DO THIS:
All lines below must be repeated exactly, with the pictures omitted.

DATASET EXTRACT:
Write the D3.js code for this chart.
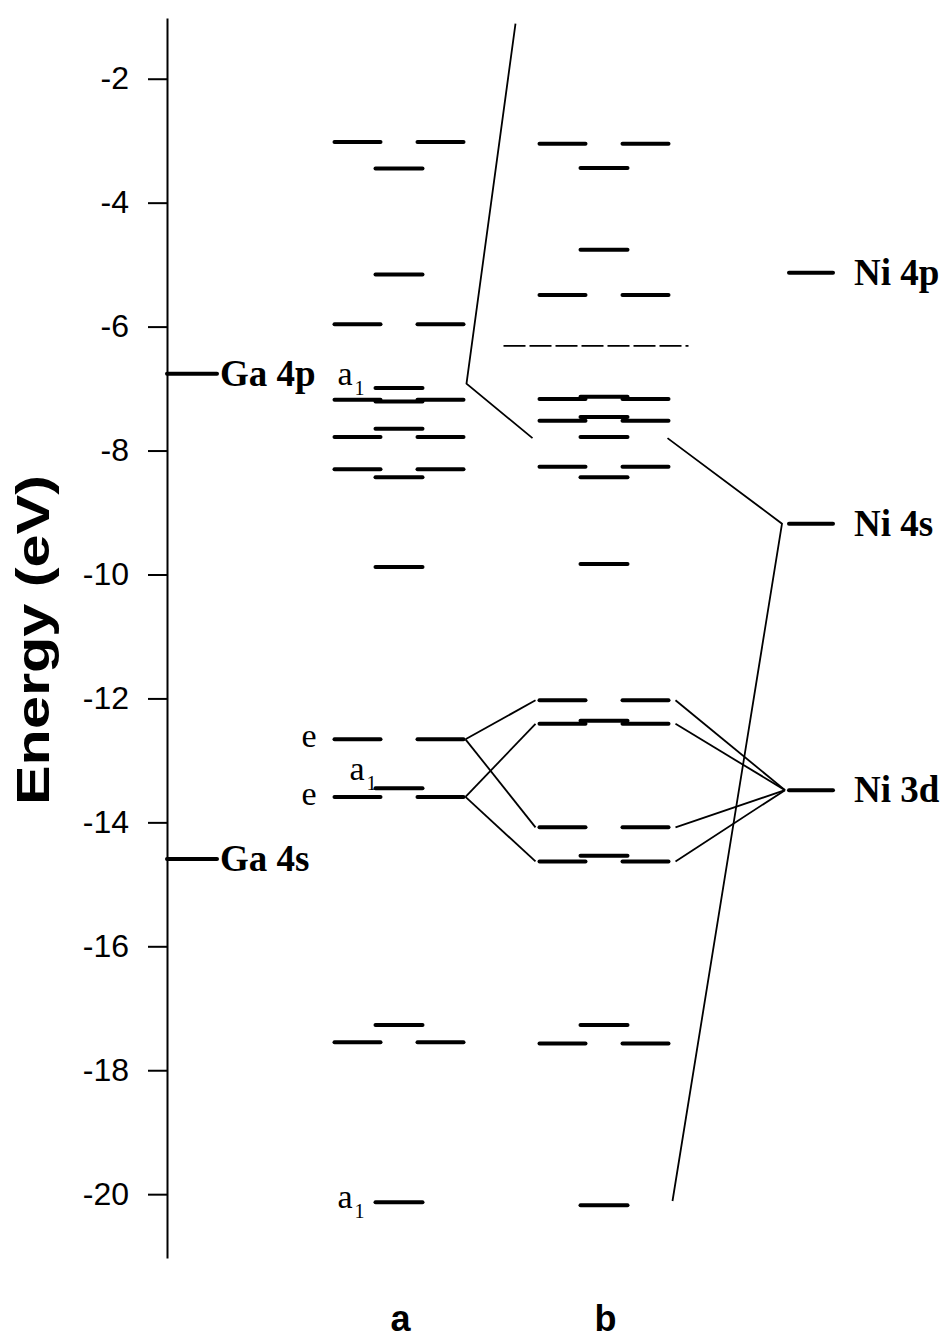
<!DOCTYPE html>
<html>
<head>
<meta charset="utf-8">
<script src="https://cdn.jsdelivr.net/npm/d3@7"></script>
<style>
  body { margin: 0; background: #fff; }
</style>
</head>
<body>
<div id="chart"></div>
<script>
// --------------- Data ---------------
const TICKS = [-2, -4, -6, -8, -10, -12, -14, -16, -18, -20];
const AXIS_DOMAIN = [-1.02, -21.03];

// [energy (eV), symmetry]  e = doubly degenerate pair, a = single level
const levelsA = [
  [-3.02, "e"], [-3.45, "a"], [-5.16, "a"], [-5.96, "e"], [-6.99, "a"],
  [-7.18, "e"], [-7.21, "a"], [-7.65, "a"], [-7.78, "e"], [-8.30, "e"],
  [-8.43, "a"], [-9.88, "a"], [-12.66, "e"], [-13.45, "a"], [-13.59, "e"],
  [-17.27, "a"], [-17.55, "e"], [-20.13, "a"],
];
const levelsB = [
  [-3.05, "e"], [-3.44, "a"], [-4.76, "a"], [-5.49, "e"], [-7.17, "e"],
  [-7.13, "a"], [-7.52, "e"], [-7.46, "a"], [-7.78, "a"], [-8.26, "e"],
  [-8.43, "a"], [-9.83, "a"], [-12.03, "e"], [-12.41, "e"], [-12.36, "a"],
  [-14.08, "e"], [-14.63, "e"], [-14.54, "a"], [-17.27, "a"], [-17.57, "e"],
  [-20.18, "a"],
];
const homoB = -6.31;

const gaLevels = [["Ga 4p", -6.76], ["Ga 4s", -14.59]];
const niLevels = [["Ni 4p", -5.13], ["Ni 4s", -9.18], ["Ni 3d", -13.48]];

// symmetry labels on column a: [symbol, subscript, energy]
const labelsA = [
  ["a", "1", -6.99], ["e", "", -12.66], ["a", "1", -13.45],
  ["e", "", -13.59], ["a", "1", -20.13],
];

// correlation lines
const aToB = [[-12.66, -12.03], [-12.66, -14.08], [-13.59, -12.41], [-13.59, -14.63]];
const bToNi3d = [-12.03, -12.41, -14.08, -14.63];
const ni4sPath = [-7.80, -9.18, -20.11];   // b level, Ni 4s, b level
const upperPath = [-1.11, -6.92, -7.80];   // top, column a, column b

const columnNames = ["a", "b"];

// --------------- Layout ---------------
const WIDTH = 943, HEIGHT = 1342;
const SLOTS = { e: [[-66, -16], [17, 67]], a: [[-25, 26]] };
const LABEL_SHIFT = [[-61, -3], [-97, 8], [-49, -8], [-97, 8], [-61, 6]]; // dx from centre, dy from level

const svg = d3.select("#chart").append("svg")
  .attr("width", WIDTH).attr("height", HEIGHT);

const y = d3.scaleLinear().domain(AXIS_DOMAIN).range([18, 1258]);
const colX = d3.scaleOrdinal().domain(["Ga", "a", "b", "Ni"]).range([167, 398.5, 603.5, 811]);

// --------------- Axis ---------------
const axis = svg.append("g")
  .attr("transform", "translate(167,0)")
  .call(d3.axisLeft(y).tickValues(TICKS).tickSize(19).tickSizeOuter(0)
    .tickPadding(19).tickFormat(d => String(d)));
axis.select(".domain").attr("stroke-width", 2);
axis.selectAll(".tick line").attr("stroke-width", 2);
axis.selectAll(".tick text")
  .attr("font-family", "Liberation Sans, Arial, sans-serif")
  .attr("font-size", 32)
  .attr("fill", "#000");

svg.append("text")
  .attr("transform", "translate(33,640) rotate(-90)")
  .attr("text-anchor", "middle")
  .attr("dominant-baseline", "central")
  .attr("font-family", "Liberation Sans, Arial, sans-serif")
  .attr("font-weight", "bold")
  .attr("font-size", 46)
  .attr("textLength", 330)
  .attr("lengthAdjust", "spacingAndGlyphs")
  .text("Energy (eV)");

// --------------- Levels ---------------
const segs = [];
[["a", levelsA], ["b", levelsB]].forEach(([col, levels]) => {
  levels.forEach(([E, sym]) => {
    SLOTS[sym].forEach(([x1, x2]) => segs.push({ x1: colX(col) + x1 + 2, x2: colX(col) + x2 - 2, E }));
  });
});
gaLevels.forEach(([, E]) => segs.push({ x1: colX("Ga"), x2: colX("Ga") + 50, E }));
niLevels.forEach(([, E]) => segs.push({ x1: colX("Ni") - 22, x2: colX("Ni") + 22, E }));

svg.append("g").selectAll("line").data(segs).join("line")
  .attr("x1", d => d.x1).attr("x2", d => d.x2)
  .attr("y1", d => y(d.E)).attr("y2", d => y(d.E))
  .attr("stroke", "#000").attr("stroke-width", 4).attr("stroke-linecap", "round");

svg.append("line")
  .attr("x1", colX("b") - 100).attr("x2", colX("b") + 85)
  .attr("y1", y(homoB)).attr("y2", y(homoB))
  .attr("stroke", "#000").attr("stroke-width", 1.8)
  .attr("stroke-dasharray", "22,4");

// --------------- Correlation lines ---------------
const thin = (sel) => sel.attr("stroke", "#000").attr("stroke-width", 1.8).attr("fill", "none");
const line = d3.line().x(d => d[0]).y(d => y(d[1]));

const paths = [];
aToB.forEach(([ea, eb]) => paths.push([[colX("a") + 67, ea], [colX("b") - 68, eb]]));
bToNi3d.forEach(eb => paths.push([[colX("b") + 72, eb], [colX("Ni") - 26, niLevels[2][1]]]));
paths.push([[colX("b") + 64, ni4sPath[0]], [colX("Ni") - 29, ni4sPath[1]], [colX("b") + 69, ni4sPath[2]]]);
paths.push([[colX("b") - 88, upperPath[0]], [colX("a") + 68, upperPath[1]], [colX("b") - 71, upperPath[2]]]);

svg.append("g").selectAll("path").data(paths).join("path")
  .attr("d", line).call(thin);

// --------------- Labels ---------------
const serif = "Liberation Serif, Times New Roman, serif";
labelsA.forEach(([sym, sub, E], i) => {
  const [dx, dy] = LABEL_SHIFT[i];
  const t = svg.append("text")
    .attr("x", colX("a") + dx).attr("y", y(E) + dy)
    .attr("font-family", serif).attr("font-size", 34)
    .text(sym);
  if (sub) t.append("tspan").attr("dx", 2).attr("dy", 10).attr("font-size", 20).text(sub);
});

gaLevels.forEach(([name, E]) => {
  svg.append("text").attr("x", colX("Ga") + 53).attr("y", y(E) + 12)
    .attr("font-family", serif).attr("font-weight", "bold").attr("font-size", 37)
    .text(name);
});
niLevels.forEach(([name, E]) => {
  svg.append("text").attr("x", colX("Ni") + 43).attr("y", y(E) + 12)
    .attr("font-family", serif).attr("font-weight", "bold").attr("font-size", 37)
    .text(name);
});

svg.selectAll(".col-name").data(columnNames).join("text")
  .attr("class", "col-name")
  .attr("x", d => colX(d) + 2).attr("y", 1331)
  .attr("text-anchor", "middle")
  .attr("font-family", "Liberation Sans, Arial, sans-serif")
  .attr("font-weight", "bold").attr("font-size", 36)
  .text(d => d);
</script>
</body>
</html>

ANSWER:
Write the D3.js code for this chart.
<!DOCTYPE html>
<html>
<head>
<meta charset="utf-8">
<script src="https://cdn.jsdelivr.net/npm/d3@7"></script>
<style>
  body { margin: 0; background: #fff; }
</style>
</head>
<body>
<div id="chart"></div>
<script>
// --------------- Data ---------------
const TICKS = [-2, -4, -6, -8, -10, -12, -14, -16, -18, -20];
const AXIS_DOMAIN = [-1.02, -21.03];

// [energy (eV), symmetry]  e = doubly degenerate pair, a = single level
const levelsA = [
  [-3.02, "e"], [-3.45, "a"], [-5.16, "a"], [-5.96, "e"], [-6.99, "a"],
  [-7.18, "e"], [-7.21, "a"], [-7.65, "a"], [-7.78, "e"], [-8.30, "e"],
  [-8.43, "a"], [-9.88, "a"], [-12.66, "e"], [-13.45, "a"], [-13.59, "e"],
  [-17.27, "a"], [-17.55, "e"], [-20.13, "a"],
];
const levelsB = [
  [-3.05, "e"], [-3.44, "a"], [-4.76, "a"], [-5.49, "e"], [-7.17, "e"],
  [-7.13, "a"], [-7.52, "e"], [-7.46, "a"], [-7.78, "a"], [-8.26, "e"],
  [-8.43, "a"], [-9.83, "a"], [-12.03, "e"], [-12.41, "e"], [-12.36, "a"],
  [-14.08, "e"], [-14.63, "e"], [-14.54, "a"], [-17.27, "a"], [-17.57, "e"],
  [-20.18, "a"],
];
const homoB = -6.31;

const gaLevels = [["Ga 4p", -6.76], ["Ga 4s", -14.59]];
const niLevels = [["Ni 4p", -5.13], ["Ni 4s", -9.18], ["Ni 3d", -13.48]];

// symmetry labels on column a: [symbol, subscript, energy]
const labelsA = [
  ["a", "1", -6.99], ["e", "", -12.66], ["a", "1", -13.45],
  ["e", "", -13.59], ["a", "1", -20.13],
];

// correlation lines
const aToB = [[-12.66, -12.03], [-12.66, -14.08], [-13.59, -12.41], [-13.59, -14.63]];
const bToNi3d = [-12.03, -12.41, -14.08, -14.63];
const ni4sPath = [-7.80, -9.18, -20.11];   // b level, Ni 4s, b level
const upperPath = [-1.11, -6.92, -7.80];   // top, column a, column b

const columnNames = ["a", "b"];

// --------------- Layout ---------------
const WIDTH = 943, HEIGHT = 1342;
const SLOTS = { e: [[-66, -16], [17, 67]], a: [[-25, 26]] };
const LABEL_SHIFT = [[-61, -3], [-97, 8], [-49, -8], [-97, 8], [-61, 6]]; // dx from centre, dy from level

const svg = d3.select("#chart").append("svg")
  .attr("width", WIDTH).attr("height", HEIGHT);

const y = d3.scaleLinear().domain(AXIS_DOMAIN).range([18, 1258]);
const colX = d3.scaleOrdinal().domain(["Ga", "a", "b", "Ni"]).range([167, 398.5, 603.5, 811]);

// --------------- Axis ---------------
const axis = svg.append("g")
  .attr("transform", "translate(167,0)")
  .call(d3.axisLeft(y).tickValues(TICKS).tickSize(19).tickSizeOuter(0)
    .tickPadding(19).tickFormat(d => String(d)));
axis.select(".domain").attr("stroke-width", 2);
axis.selectAll(".tick line").attr("stroke-width", 2);
axis.selectAll(".tick text")
  .attr("font-family", "Liberation Sans, Arial, sans-serif")
  .attr("font-size", 32)
  .attr("fill", "#000");

svg.append("text")
  .attr("transform", "translate(33,640) rotate(-90)")
  .attr("text-anchor", "middle")
  .attr("dominant-baseline", "central")
  .attr("font-family", "Liberation Sans, Arial, sans-serif")
  .attr("font-weight", "bold")
  .attr("font-size", 46)
  .attr("textLength", 330)
  .attr("lengthAdjust", "spacingAndGlyphs")
  .text("Energy (eV)");

// --------------- Levels ---------------
const segs = [];
[["a", levelsA], ["b", levelsB]].forEach(([col, levels]) => {
  levels.forEach(([E, sym]) => {
    SLOTS[sym].forEach(([x1, x2]) => segs.push({ x1: colX(col) + x1 + 2, x2: colX(col) + x2 - 2, E }));
  });
});
gaLevels.forEach(([, E]) => segs.push({ x1: colX("Ga"), x2: colX("Ga") + 50, E }));
niLevels.forEach(([, E]) => segs.push({ x1: colX("Ni") - 22, x2: colX("Ni") + 22, E }));

svg.append("g").selectAll("line").data(segs).join("line")
  .attr("x1", d => d.x1).attr("x2", d => d.x2)
  .attr("y1", d => y(d.E)).attr("y2", d => y(d.E))
  .attr("stroke", "#000").attr("stroke-width", 4).attr("stroke-linecap", "round");

svg.append("line")
  .attr("x1", colX("b") - 100).attr("x2", colX("b") + 85)
  .attr("y1", y(homoB)).attr("y2", y(homoB))
  .attr("stroke", "#000").attr("stroke-width", 1.8)
  .attr("stroke-dasharray", "22,4");

// --------------- Correlation lines ---------------
const thin = (sel) => sel.attr("stroke", "#000").attr("stroke-width", 1.8).attr("fill", "none");
const line = d3.line().x(d => d[0]).y(d => y(d[1]));

const paths = [];
aToB.forEach(([ea, eb]) => paths.push([[colX("a") + 67, ea], [colX("b") - 68, eb]]));
bToNi3d.forEach(eb => paths.push([[colX("b") + 72, eb], [colX("Ni") - 26, niLevels[2][1]]]));
paths.push([[colX("b") + 64, ni4sPath[0]], [colX("Ni") - 29, ni4sPath[1]], [colX("b") + 69, ni4sPath[2]]]);
paths.push([[colX("b") - 88, upperPath[0]], [colX("a") + 68, upperPath[1]], [colX("b") - 71, upperPath[2]]]);

svg.append("g").selectAll("path").data(paths).join("path")
  .attr("d", line).call(thin);

// --------------- Labels ---------------
const serif = "Liberation Serif, Times New Roman, serif";
labelsA.forEach(([sym, sub, E], i) => {
  const [dx, dy] = LABEL_SHIFT[i];
  const t = svg.append("text")
    .attr("x", colX("a") + dx).attr("y", y(E) + dy)
    .attr("font-family", serif).attr("font-size", 34)
    .text(sym);
  if (sub) t.append("tspan").attr("dx", 2).attr("dy", 10).attr("font-size", 20).text(sub);
});

gaLevels.forEach(([name, E]) => {
  svg.append("text").attr("x", colX("Ga") + 53).attr("y", y(E) + 12)
    .attr("font-family", serif).attr("font-weight", "bold").attr("font-size", 37)
    .text(name);
});
niLevels.forEach(([name, E]) => {
  svg.append("text").attr("x", colX("Ni") + 43).attr("y", y(E) + 12)
    .attr("font-family", serif).attr("font-weight", "bold").attr("font-size", 37)
    .text(name);
});

svg.selectAll(".col-name").data(columnNames).join("text")
  .attr("class", "col-name")
  .attr("x", d => colX(d) + 2).attr("y", 1331)
  .attr("text-anchor", "middle")
  .attr("font-family", "Liberation Sans, Arial, sans-serif")
  .attr("font-weight", "bold").attr("font-size", 36)
  .text(d => d);
</script>
</body>
</html>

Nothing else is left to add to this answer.